Three games on the docket, let's go chronologically:
1:30 p.m., OVC Tournament: No. 8 Kennesaw State Owls (8-23, 6-14, kenpom ranking 324) vs. No. 1 Belmont Bruins (27-4, 19-1, kenpom ranking 20)
Our squad: Kennesaw State.
Kennesaw State's chances today: .6 percent. (On Kenpom's own site, he is more generous and gives them a 1 percent chance.)
Kennesaw State's chances of winning the conference tourney: .005 percent. (Jesus, Kenpom. That's brutal.)
Something Kennesaw State has going for them: Hey, remember earlier in the year when we played Georgia Tech, and we all noted how Kennesaw State beat Georgia Tech? Man, they were 2-0! Sick, bros! Georgia Tech!
Some things Kennesaw State does not have going for them: They SUUUUUUUUCK. Things very, very, very quickly turned violently badly for the Owls after that game: they would go on to lose the next ten straight, including a 25-point loss to an Alabama State powerhouse and a 40-point loss to Iowa. They have the 341st worst defense in the country. Out of 345. THEY LOST IN DOUBLE OVERTIME TO SIU-EDWARDSVILLE. Yeah.
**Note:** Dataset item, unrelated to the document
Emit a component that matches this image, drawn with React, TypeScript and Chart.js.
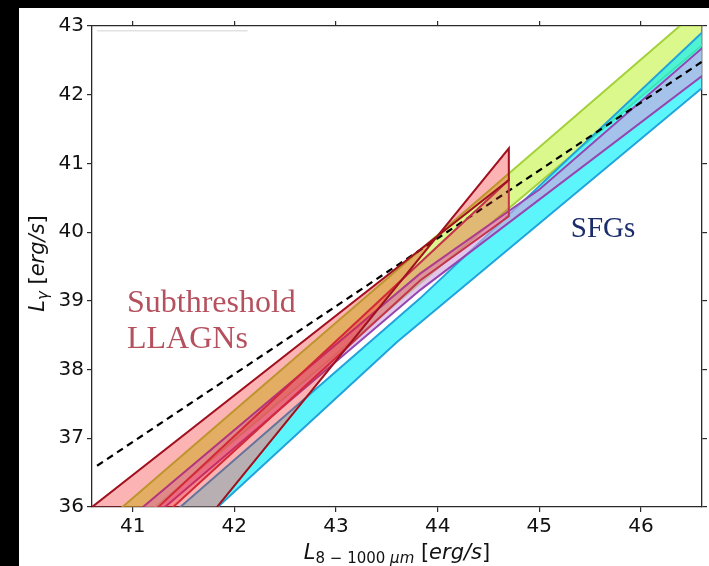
import React, { useEffect, useRef } from "react";
import { Chart, registerables } from "chart.js";

Chart.register(...registerables);

// ---- axis ranges / ticks ----
const X_MIN = 40.6;
const X_MAX = 46.6;
const Y_MIN = 36;
const Y_MAX = 43;
const X_TICKS = [41, 42, 43, 44, 45, 46];
const Y_TICKS = [36, 37, 38, 39, 40, 41, 42, 43];

// ---- band edges, [x, y] in data units (ends run past the axes and are clipped) ----
const greenUpper = [[40.5, 35.49], [47.0, 43.79]];
const greenLower = [[40.5, 35.1], [47.0, 43.22]];

// SFG cyan band: two overlapping layers sharing the lower edge
const cyanUpper = [[41.08, 35.5], [43.83, 39.04], [47.0, 43.46]];
const cyanInnerUpper = [[41.555, 35.5], [42.71, 37.6], [43.83, 39.04], [47.0, 43.46]];
const cyanLower = [[41.47, 35.5], [43.6, 38.4], [47.0, 42.59]];

const purpleUpper = [[40.7, 35.5], [43.83, 39.4], [45.0, 40.62], [47.0, 43.19]];
const purpleLower = [[40.92, 35.5], [43.83, 39.16], [47.0, 42.72]];

// Subthreshold LLAGN regions (closed outlines)
const llagnWide = [[40.17, 35.5], [44.7, 40.76], [44.7, 41.22], [41.555, 35.5]];
const llagnNarrow = [[40.89, 35.5], [44.7, 40.76], [44.7, 40.23], [43.83, 39.3], [41.03, 35.5]];

// dashed relation
const dashedLine = [[40.65, 36.6], [46.6, 42.48]];
// faint grey line at top-left
const faintLine = [[40.65, 42.93], [42.13, 42.93]];

// text annotations (data coords of left baseline)
const annSub = { lines: ["Subthreshold", "LLAGNs"], x: 40.944, y: [38.84, 38.31] };
const annSFG = { text: "SFGs", x: 45.31, y: 39.93 };

const pts = (arr: number[][]) => arr.map(([x, y]) => ({ x, y }));
const band = (upper: number[][], lower: number[][]) =>
  pts(upper.concat([...lower].reverse()));

const shapeDs = (data: any[], fillC: string, lineC: string, order: number, bw = 2) => ({
  data,
  showLine: true,
  fill: "shape",
  backgroundColor: fillC,
  borderColor: lineC,
  borderWidth: bw,
  pointRadius: 0,
  pointHoverRadius: 0,
  tension: 0,
  clip: 0,
  order,
});

const textPlugin = {
  id: "texts",
  afterDraw(chart: any) {
    const { ctx, scales } = chart;
    const xs = scales.x;
    const ys = scales.y;
    ctx.save();
    ctx.textAlign = "left";
    ctx.textBaseline = "alphabetic";

    ctx.fillStyle = "#b5515f";
    ctx.font = '32px "Liberation Serif"';
    annSub.lines.forEach((t, i) => {
      ctx.fillText(t, xs.getPixelForValue(annSub.x), ys.getPixelForValue(annSub.y[i]));
    });
    ctx.fillStyle = "#1c2d6b";
    ctx.font = '29px "Liberation Serif"';
    ctx.fillText(annSFG.text, xs.getPixelForValue(annSFG.x), ys.getPixelForValue(annSFG.y));

    ctx.fillStyle = "#111";
    const F = '"DejaVu Sans"';
    const xParts = [
      { t: "L", f: `italic 21px ${F}`, dy: 0 },
      { t: "8 \u2212 1000 ", f: `15px ${F}`, dy: 4 },
      { t: "\u03bcm", f: `italic 15px ${F}`, dy: 4 },
      { t: " [", f: `21px ${F}`, dy: 0 },
      { t: "erg/s", f: `italic 21px ${F}`, dy: 0 },
      { t: "]", f: `21px ${F}`, dy: 0 },
    ];
    const yParts = [
      { t: "L", f: `italic 21px ${F}`, dy: 0 },
      { t: "\u03b3", f: `italic 15px ${F}`, dy: 4 },
      { t: " [", f: `21px ${F}`, dy: 0 },
      { t: "erg/s", f: `italic 21px ${F}`, dy: 0 },
      { t: "]", f: `21px ${F}`, dy: 0 },
    ];
    const measure = (parts: any[]) =>
      parts.reduce((w, p) => {
        ctx.font = p.f;
        return w + ctx.measureText(p.t).width;
      }, 0);
    const ca = chart.chartArea;
    let w = measure(xParts);
    let cx = (ca.left + ca.right) / 2 - w / 2;
    const xBase = 551;
    xParts.forEach((p) => {
      ctx.font = p.f;
      ctx.fillText(p.t, cx, xBase + p.dy);
      cx += ctx.measureText(p.t).width;
    });
    w = measure(yParts);
    ctx.translate(25, (ca.top + ca.bottom) / 2 - 3);
    ctx.rotate(-Math.PI / 2);
    let cy = -w / 2;
    yParts.forEach((p) => {
      ctx.font = p.f;
      ctx.fillText(p.t, cy, p.dy);
      cy += ctx.measureText(p.t).width;
    });
    ctx.restore();
  },
};

const axisStyle = (
  pos: string,
  showLabels: boolean,
  min: number,
  max: number,
  size: number,
  tickVals: number[]
) => ({
  type: "linear",
  position: pos,
  min,
  max,
  border: { display: true, color: "#2a2a2a", width: 1.3 },
  grid: {
    display: true,
    drawOnChartArea: false,
    drawTicks: true,
    tickLength: 5,
    color: "#2a2a2a",
    tickColor: "#2a2a2a",
    lineWidth: 1.2,
  },
  ticks: {
    display: showLabels,
    autoSkip: false,
    maxRotation: 0,
    padding: 3,
    color: "#111",
    font: { family: "DejaVu Sans", size: 20 },
  },
  afterBuildTicks: (s: any) => {
    s.ticks = tickVals.map((v) => ({ value: v }));
  },
  afterFit: (s: any) => {
    if (pos === "left" || pos === "right") s.width = size;
    else s.height = size;
  },
});

export default function App() {
  const ref = useRef<HTMLCanvasElement>(null);
  useEffect(() => {
    const chart = new Chart(ref.current as HTMLCanvasElement, {
      type: "scatter",
      data: {
        datasets: [
          shapeDs(band(greenUpper, greenLower), "rgba(190,242,45,0.55)", "#a3d13a", 12),
          shapeDs(band(cyanInnerUpper, cyanLower), "rgba(0,240,250,0.4)", "rgba(0,0,0,0)", 11, 0),
          shapeDs(band(cyanUpper, cyanLower), "rgba(0,240,250,0.4)", "#22a3dc", 10),
          shapeDs(band(purpleUpper, purpleLower), "rgba(210,163,225,0.62)", "#9446b0", 9),
          {
            data: pts(faintLine),
            showLine: true,
            fill: false,
            borderColor: "#e2e2e2",
            borderWidth: 1.5,
            pointRadius: 0,
            order: 8,
          },
          {
            data: pts(dashedLine),
            showLine: true,
            fill: false,
            borderColor: "#000",
            borderWidth: 2.2,
            borderDash: [7, 5],
            pointRadius: 0,
            order: 7,
          },
          shapeDs(pts(llagnNarrow), "rgba(235,40,60,0.3)", "#c3334a", 6),
          shapeDs(pts(llagnWide), "rgba(245,20,20,0.32)", "#a0101e", 5),
        ] as any,
      },
      options: {
        animation: false,
        responsive: false,
        devicePixelRatio: 1,
        layout: { padding: 0 },
        plugins: { legend: { display: false }, tooltip: { enabled: false } },
        events: [],
        scales: {
          x: axisStyle("bottom", true, X_MIN, X_MAX, 59, X_TICKS),
          x2: axisStyle("top", false, X_MIN, X_MAX, 18, X_TICKS),
          y: axisStyle("left", true, Y_MIN, Y_MAX, 73, Y_TICKS),
          y2: axisStyle("right", false, Y_MIN, Y_MAX, 7, Y_TICKS),
        } as any,
      },
      plugins: [textPlugin],
    } as any);
    return () => chart.destroy();
  }, []);
  return (
    <div
      style={{
        position: "fixed",
        left: 0,
        top: 0,
        width: 709,
        height: 566,
        background: "#000",
        overflow: "hidden",
      }}
    >
      <canvas
        ref={ref}
        width={690}
        height={558}
        style={{ position: "absolute", left: 19, top: 8, width: 690, height: 558, background: "#fff" }}
      />
    </div>
  );
}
SIU-Edwardsville. On the flip side, Belmont is REALLY REALLY GOOD. They have no quality wins on the year to prove it - just some close losses to Tennessee and Vandy, but absolutely tore through the A-Sun, including wins over Kennesaw State, 87-60 and, this Saturday, at Kennesaw State, won 88-41. Yeah, eighty-eight to forty-one. Don't hold your breath. The impressive thing is that Kennesaw State actually qualified for this conference tournament while other teams did not make it.
Reasons to irrationally hate Belmont: Hipsters like your el stop here in Chicago. And 88-41? That's not even nice. Be considerate. Jerks.
Our squad: Army.
Army's chances of winning today: 6.4 percent
Army's chances of winning the conference tourney: .3 percent
Something Army has going for them: Bucknell may be 13-1 and the No. 1 seed in the tournament. Of course, as always, that one loss came to last-place Army. And it wasn't just a regular loss: Army crushed the Bison 90-70, crushing a generally disciplined defense - they wouldn't allow more than 77 in any other game all season long. Also, they could get some F-16's to come bomb the hell out of Bucknell if they lose.
Some things Army does not have going for them: This game is on the road, and, uh, Bucknell's 13-0 record in their other, uh, 13 conference games.
Reasons to irrationally hate Bucknell: Buck those guys. Who tries to beat the Army? Oh, I know who, TERRORISTS. Also, Chris from "The Wire" apparently went there according to the Wikipedia, and he killed a lot of people in cold blood on TV. Also, they're terrorists. Jerks.
6 p.m. OVC Tournament, No. 8 Tennessee-Martin Skyhawks (11-20, 6-12, kenpom ranking 293) vs. No. 5 Tennessee State Tigers (14-15, 10-8, kenpom ranking 225)
Our squad: Tennessee-Martin.
Tennessee-Martin's chances of winning today: 24.5 percent.
Tennessee-Martin's chances of winning the conference tourney: .1 percent.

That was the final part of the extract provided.